Common Data Cleaning Tasks in Microsoft Fabric
- Remove Duplicates: Eliminate repeated rows to avoid inflated metrics.
- Trim and Standardize Text: Remove unnecessary spaces and unify text formats (e.g., uppercase vs lowercase).
- Handle Missing Values: Fill, replace, or remove null or blank values depending on business rules.
- Correct Errors: Identify incorrect entries, such as invalid dates or incorrect codes.
- Format Data Types: Ensure numbers, dates, and text fields are properly formatted.
- Normalize Data: Standardize units, currency formats, and categorical values.
How Data Cleaning Works in Microsoft Fabric
- Ingest Raw Data: Connect to your data sources such as OneLake, lakehouses, SQL databases, or external APIs.
- Use Dataflows Gen2 or Pipelines: Automate cleaning tasks with built-in transformations.
- Apply Transformations: Remove duplicates, trim text, replace invalid values, and standardize formats.
- Validate Data: Verify that the cleaned data matches expected formats and business rules.

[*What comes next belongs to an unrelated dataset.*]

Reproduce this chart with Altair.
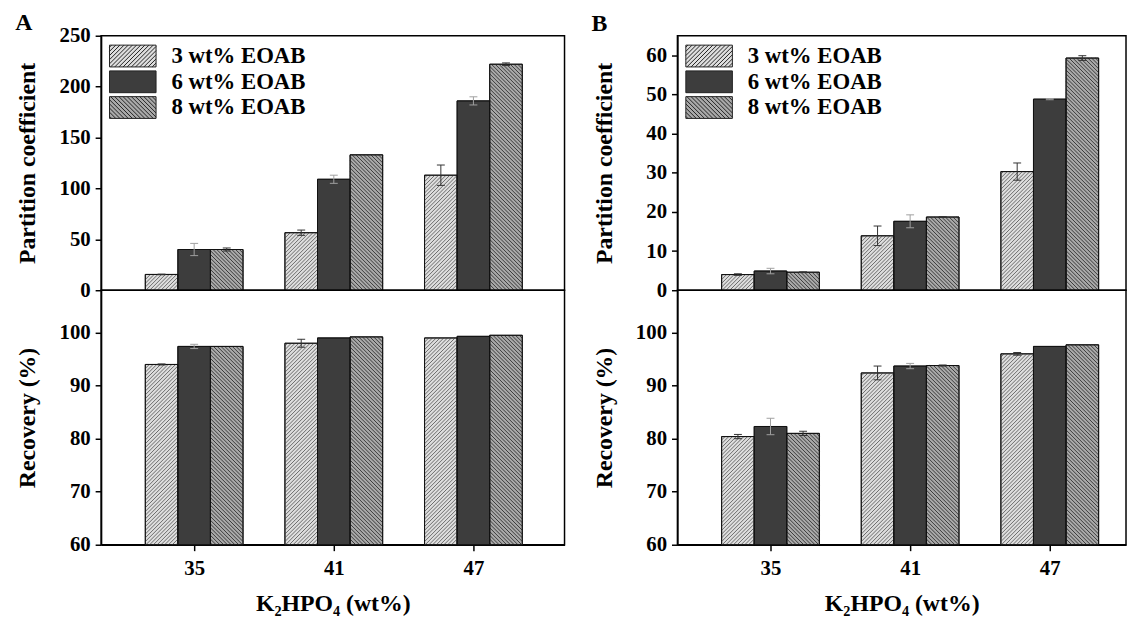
import altair as alt
import pandas as pd

# ---------------- data ----------------
CATEGORIES = [35, 41, 47]
SERIES = ["3 wt% EOAB", "6 wt% EOAB", "8 wt% EOAB"]

# Panel A - partition coefficient
A_PC_3 = [15.5, 56.5, 113.0]
A_PC_3_ERR = [0.3, 2.6, 10.0]
A_PC_6 = [40.0, 109.0, 186.0]
A_PC_6_ERR = [6.0, 4.0, 4.0]
A_PC_8 = [40.0, 133.0, 222.0]
A_PC_8_ERR = [1.5, 0.0, 1.3]
# Panel A - recovery (%)
A_REC_3 = [94.0, 98.0, 99.0]
A_REC_3_ERR = [0.1, 0.75, 0.0]
A_REC_6 = [97.4, 99.0, 99.3]
A_REC_6_ERR = [0.4, 0.0, 0.0]
A_REC_8 = [97.4, 99.2, 99.5]
A_REC_8_ERR = [0.0, 0.0, 0.0]
# Panel B - partition coefficient
B_PC_3 = [4.0, 13.9, 30.3]
B_PC_3_ERR = [0.2, 2.5, 2.2]
B_PC_6 = [4.9, 17.6, 48.8]
B_PC_6_ERR = [0.7, 1.65, 0.15]
B_PC_8 = [4.6, 18.7, 59.3]
B_PC_8_ERR = [0.1, 0.1, 0.6]
# Panel B - recovery (%)
B_REC_3 = [80.4, 92.4, 96.0]
B_REC_3_ERR = [0.4, 1.3, 0.25]
B_REC_6 = [82.3, 93.7, 97.4]
B_REC_6_ERR = [1.55, 0.5, 0.0]
B_REC_8 = [81.0, 93.8, 97.7]
B_REC_8_ERR = [0.4, 0.1, 0.0]

# ---------------- layout / style ----------------
FONT = "Liberation Serif"
FILLS = ["#dedede", "#3d3d3d", "#a9a9a9"]
LINE3 = "#6a6a6a"
LINE8 = "#3a3a3a"
A_WIDTH = 468
B_WIDTH = 453
TOP_H = 257
BOT_H = 257
PX_PER_X = 23.5          # pixels per wt% unit on the x axis
BAR_W = 1.4              # bar width in x units
CAP_HALF = 0.17          # error bar cap half-width in x units
X_MIN = 31.0
HATCH_STEP = 3.8         # px between hatch lines


def bars_table(vals, errs, ymin):
    rows = []
    for j, s in enumerate(SERIES):
        for i, c in enumerate(CATEGORIES):
            v = vals[j][i]
            e = errs[j][i]
            xc = c + (j - 1) * BAR_W
            rows.append(dict(cat=c, series=s, j=j, value=v, err=e, base=ymin,
                             xl=xc - BAR_W / 2, xr=xc + BAR_W / 2, xc=xc,
                             lo=v - e, hi=v + e,
                             capl=xc - CAP_HALF, capr=xc + CAP_HALF))
    return pd.DataFrame(rows)


def hatch_table(df, ymin, ppy):
    rows = []
    w = BAR_W * PX_PER_X
    for r in df.itertuples():
        if r.j == 1:
            continue
        H = (r.value - ymin) * ppy
        segs = []
        if r.j == 0:   # "/" lines : y = x + c
            c = -w + HATCH_STEP / 2
            while c < H:
                x0 = max(0.0, -c)
                x1 = min(w, H - c)
                if x1 > x0:
                    segs.append((x0, x0 + c, x1, x1 + c))
                c += HATCH_STEP
        else:          # "\" lines : y = c - x
            c = HATCH_STEP / 2
            while c < H + w:
                x0 = max(0.0, c - H)
                x1 = min(w, c)
                if x1 > x0:
                    segs.append((x0, c - x0, x1, c - x1))
                c += HATCH_STEP
        for (a, b, d, e) in segs:
            rows.append(dict(j=r.j, hx1=r.xl + a / PX_PER_X, hy1=ymin + b / ppy,
                             hx2=r.xl + d / PX_PER_X, hy2=ymin + e / ppy))
    return pd.DataFrame(rows)


def swatch_path(kind, W=47.0, H=22.0, r=12.0, step=4.2):
    # swatch drawn from the legend entry's left edge (x = -r) rightwards
    hw, hh = W / 2, H / 2
    sx = hw - r

    def P(x, y):
        return f"{(x + sx)/r:.3f},{y/r:.3f}"

    p = f"M{P(-hw, -hh)}L{P(hw, -hh)}L{P(hw, hh)}L{P(-hw, hh)}Z"
    if kind == 1:
        return p
    c = -(hw + hh) + step / 2
    while c < hw + hh:
        if kind == 0:  # "/" in screen: x + y = c
            xa, ya = c - hh, hh
            xb, yb = c + hh, -hh
            if xa < -hw:
                xa, ya = -hw, c + hw
            if xb > hw:
                xb, yb = hw, c - hw
        else:          # "\" in screen: x - y = c
            xa, ya = c - hh, -hh
            xb, yb = c + hh, hh
            if xa < -hw:
                xa, ya = -hw, -hw - c
            if xb > hw:
                xb, yb = hw, hw - c
        if xb > xa:
            p += f" M{P(xa, ya)}L{P(xb, yb)}"
        c += step
    return p


SHAPES = [swatch_path(0), swatch_path(1), swatch_path(2)]


def panel(vals, errs, ydom, yvals, ytitle, height, width, top):
    df = bars_table(vals, errs, ydom[0])
    ppy = height / (ydom[1] - ydom[0])
    hatch = hatch_table(df, ydom[0], ppy)
    xdom = [X_MIN, X_MIN + width / PX_PER_X]
    xs = alt.Scale(domain=xdom, nice=False, zero=False)
    ys = alt.Scale(domain=ydom, nice=False, zero=False)
    if top:
        xaxis = None
    else:
        xaxis = alt.Axis(values=CATEGORIES, format="d", title="K₂HPO₄ (wt%)",
                         titlePadding=13, labelPadding=7)
    yaxis = alt.Axis(values=yvals, title=ytitle, titleX=-74, titleBaseline="middle",
                     labelPadding=5)
    cscale = alt.Scale(domain=SERIES, range=FILLS)
    if top:
        leg = alt.Legend(title=None, orient="top-left", offset=8,
                         labelFont=FONT, labelFontSize=23, labelFontWeight="bold",
                         labelColor="black", symbolSize=576,
                         symbolStrokeWidth=1,
                         symbolOpacity=1, labelOffset=38, rowPadding=-1, padding=0)
    else:
        leg = None

    def X(f):
        return alt.X(f, scale=xs, axis=xaxis)

    def Y(f):
        return alt.Y(f, scale=ys, axis=yaxis)

    base = alt.Chart(df)
    bars = base.mark_bar(stroke="#222222", strokeWidth=1).encode(
        x=X("xl:Q"), x2="xr:Q", y=Y("value:Q"), y2="base:Q",
        color=alt.Color("series:N", scale=cscale, legend=leg))
    hatch_layer = alt.Chart(hatch).mark_rule(strokeWidth=1).encode(
        x=X("hx1:Q"), x2="hx2:Q", y=Y("hy1:Q"), y2="hy2:Q",
        color=alt.condition("datum.j == 0", alt.value(LINE3), alt.value(LINE8)))
    outline = base.mark_bar(fillOpacity=0, stroke="#111111", strokeWidth=1).encode(
        x=X("xl:Q"), x2="xr:Q", y=Y("value:Q"), y2="base:Q")
    errc = alt.condition("datum.j == 1", alt.value("#a0a0a0"), alt.value("#333333"))
    eb = base.transform_filter("datum.err > 0")
    err_v = eb.mark_rule(strokeWidth=1).encode(
        x=X("xc:Q"), y=Y("lo:Q"), y2="hi:Q", color=errc)
    err_lo = eb.mark_rule(strokeWidth=1).encode(
        x=X("capl:Q"), x2="capr:Q", y=Y("lo:Q"), color=errc)
    err_hi = eb.mark_rule(strokeWidth=1).encode(
        x=X("capl:Q"), x2="capr:Q", y=Y("hi:Q"), color=errc)
    layers = [bars, hatch_layer, outline, err_v, err_lo, err_hi]
    if top:
        pts = base.mark_point(filled=True, opacity=0).encode(
            x=X("xc:Q"), y=Y("value:Q"),
            color=alt.Color("series:N", scale=cscale, legend=leg),
            shape=alt.Shape("series:N", scale=alt.Scale(domain=SERIES, range=SHAPES), legend=leg),
            stroke=alt.Stroke("series:N",
                              scale=alt.Scale(domain=SERIES, range=["#222222"] * 3),
                              legend=leg))
        layers.append(pts)
    return alt.layer(*layers).properties(width=width, height=height)


def column(label, title_offset, top_vals, top_errs, top_dom, top_ticks, bot_vals, bot_errs, width):
    top = panel(top_vals, top_errs, top_dom, top_ticks, "Partition coefficient", TOP_H, width, True)
    bot = panel(bot_vals, bot_errs, [60, 108], [60, 70, 80, 90, 100], "Recovery (%)", BOT_H, width, False)
    return alt.vconcat(top, bot, spacing=0, bounds="flush",
                       title=alt.Title(label, anchor="start", font=FONT, fontSize=24,
                                       fontWeight="bold", color="black", offset=title_offset)
                       ).resolve_scale(color="independent", shape="independent", stroke="independent"
                       ).resolve_legend(color="independent", shape="independent", stroke="independent")


colA = column("A", -11,
              [A_PC_3, A_PC_6, A_PC_8], [A_PC_3_ERR, A_PC_6_ERR, A_PC_8_ERR],
              [0, 250], [0, 50, 100, 150, 200, 250],
              [A_REC_3, A_REC_6, A_REC_8], [A_REC_3_ERR, A_REC_6_ERR, A_REC_8_ERR],
              A_WIDTH)
colB = column("B", -1,
              [B_PC_3, B_PC_6, B_PC_8], [B_PC_3_ERR, B_PC_6_ERR, B_PC_8_ERR],
              [0, 65], [0, 10, 20, 30, 40, 50, 60],
              [B_REC_3, B_REC_6, B_REC_8], [B_REC_3_ERR, B_REC_6_ERR, B_REC_8_ERR],
              B_WIDTH)

chart = alt.hconcat(colA, colB, spacing=26).resolve_scale(
    color="independent", shape="independent", stroke="independent").resolve_legend(
    color="independent", shape="independent", stroke="independent").properties(
    padding={"left": 7, "top": 0, "right": 0, "bottom": 0}
).configure(background="white").configure_view(
    stroke="black", strokeWidth=1.5
).configure_axis(
    labelFont=FONT, labelFontSize=21, labelFontWeight="bold", labelColor="black",
    titleFont=FONT, titleFontSize=24, titleFontWeight="bold", titleColor="black",
    domainColor="black", domainWidth=1.5, tickColor="black", tickWidth=1.5,
    tickSize=6, grid=False
)

chart.save("out.html", embed_options={"renderer": "svg", "actions": False})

- Store Clean Data: Save processed data in lakehouses or tables for analytics and reporting.
Benefits of Data Cleaning
- Improves accuracy and reliability of reports and dashboards
- Reduces errors in calculations and KPIs
- Ensures consistent data across teams and workloads
- Enables better decision making with trustworthy insights
- Facilitates machine learning and AI by providing high-quality training data
Best Practices for Data Cleaning
- Automate cleaning processes using Dataflows Gen2 or pipelines
- Document cleaning rules for reproducibility and transparency
- Regularly monitor data quality and apply periodic cleaning
- Validate cleaned data before using it in reports or models
- Keep raw data separate from cleaned datasets for auditing and traceability
Conclusion
Data cleaning in Microsoft Fabric is a critical step in preparing high-quality, trustworthy data for analytics, reporting, and AI. By automating and standardizing cleaning tasks using integrated tools, organizations can ensure accuracy, consistency, and efficiency in their data workflows, paving the way for smarter, data-driven decisions.